Później były akcje Instytutu Książki. Przed 2015 r. IK wspierał publikacje dla "najnajów" - czyli najmłodszych dzieci: roczniaków, dwulatków i trzylatków. Po 2015 r. wprowadzono program "Mała książka - wielki człowiek". - W ten sposób wspieranie czytelnictwa najmłodszych przyjęło instytucjonalną formę - tłumaczy Czernow. - Książki rozdawano między innymi w szpitalach na oddziałach dziecięcych, wysyłano je także do bibliotek. To były dobre publikacje.

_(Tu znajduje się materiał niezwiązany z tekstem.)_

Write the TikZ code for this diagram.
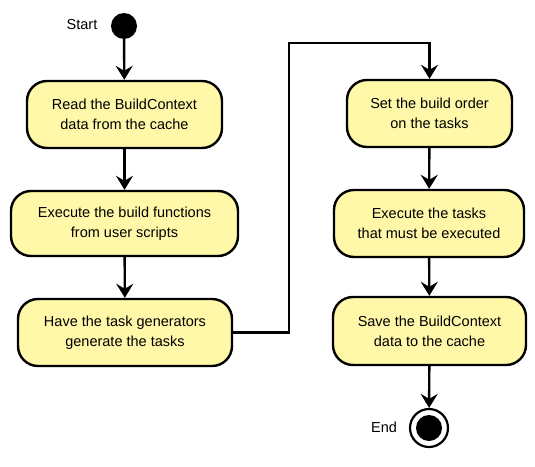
\documentclass[tikz,border=0pt]{standalone}
\usepackage{fontspec}
\setmainfont{Liberation Sans}
\usetikzlibrary{arrows.meta}
\definecolor{boxfill}{RGB}{255,248,168}
\begin{document}
\begin{tikzpicture}[x=1pt,y=-1pt,
  activity/.style={draw=black, line width=2.4pt, fill=boxfill, rounded corners=20pt,
    align=center, inner sep=0pt, font=\fontsize{14.5}{20}\selectfont},
  flow/.style={line width=2.4pt, -{Stealth[length=14pt,width=17pt,inset=5pt]}},
  lbl/.style={font=\fontsize{14.5}{18}\selectfont, inner sep=0pt}]
\useasboundingbox (0,0) rectangle (535,466);
\node[circle, fill=black, minimum size=26pt, inner sep=0pt] (start) at (124,26) {};
\node[lbl] (startlbl) at (82,25) {Start};
\node[activity, minimum width=195pt, minimum height=67pt] (b1) at (124.5,114.5) {Read the BuildContext\\data from the cache};
\node[activity, minimum width=227pt, minimum height=65pt] (b2) at (124.5,223.5) {Execute the build functions\\from user scripts};
\node[activity, minimum width=214pt, minimum height=67pt] (b3) at (125,332.5) {Have the task generators\\generate the tasks};
\node[activity, minimum width=165pt, minimum height=67pt] (b4) at (429.5,113.5) {Set the build order\\on the tasks};
\node[activity, minimum width=190pt, minimum height=67pt] (b5) at (429,223.5) {Execute the tasks\\that must be executed};
\node[activity, minimum width=193pt, minimum height=68pt] (b6) at (429.5,331) {Save the BuildContext\\data to the cache};
\node[circle, draw=black, line width=2.2pt, fill=white, minimum size=38pt, inner sep=0pt] (endo) at (429,428) {};
\node[circle, fill=black, minimum size=26pt, inner sep=0pt] (endi) at (endo.center) {};
\node[lbl] (endlbl) at (384,427) {End};
\coordinate (m) at (289,43);
\draw[flow] (start) -- (b1);
\draw[flow] (b1) -- (b2);
\draw[flow] (b2) -- (b3);
\draw[flow] (b3.east) -| (m) -| (b4.north);
\draw[flow] (b4) -- (b5);
\draw[flow] (b5) -- (b6);
\draw[flow] (b6) -- (endo);
\end{tikzpicture}
\end{document}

Aktualnie czytasz: Pucio i Kicia Kocia zarabiają więcej niż ty. Nie znasz? Zapytaj dwulatka
Źródło: Maciej Zieliński/PAP

Według badań Biblioteki Narodowej w Polsce najwięcej czytają nastolatki. W 2022 r. aż 18 proc. deklarowało czytanie siedmiu i więcej książek rocznie. Może popularność książek Young Adult (dla młodych dorosłych) jest związana z tym, że nastolatki od małego były przyzwyczajane do książek?

- To ciekawa hipoteza, ale nie ma badań, które mogłyby ją potwierdzić. Rodzic może próbować zainteresować dziecko książką, ale potem ono już samo decyduje, czy będzie się interesowało czytaniem. W wieku nastoletnim wkraczają już mody rówieśnicze, polecenia koleżanek i kolegów - mówi Czernow. - To taki moment, kiedy rodzic przestaje mieć kontrolę nad tym, co czytają dzieci. My już tym nie sterujemy. Dlatego warto poświęcić czas na wspólne czytanie, kiedy dziecko tego jeszcze chce.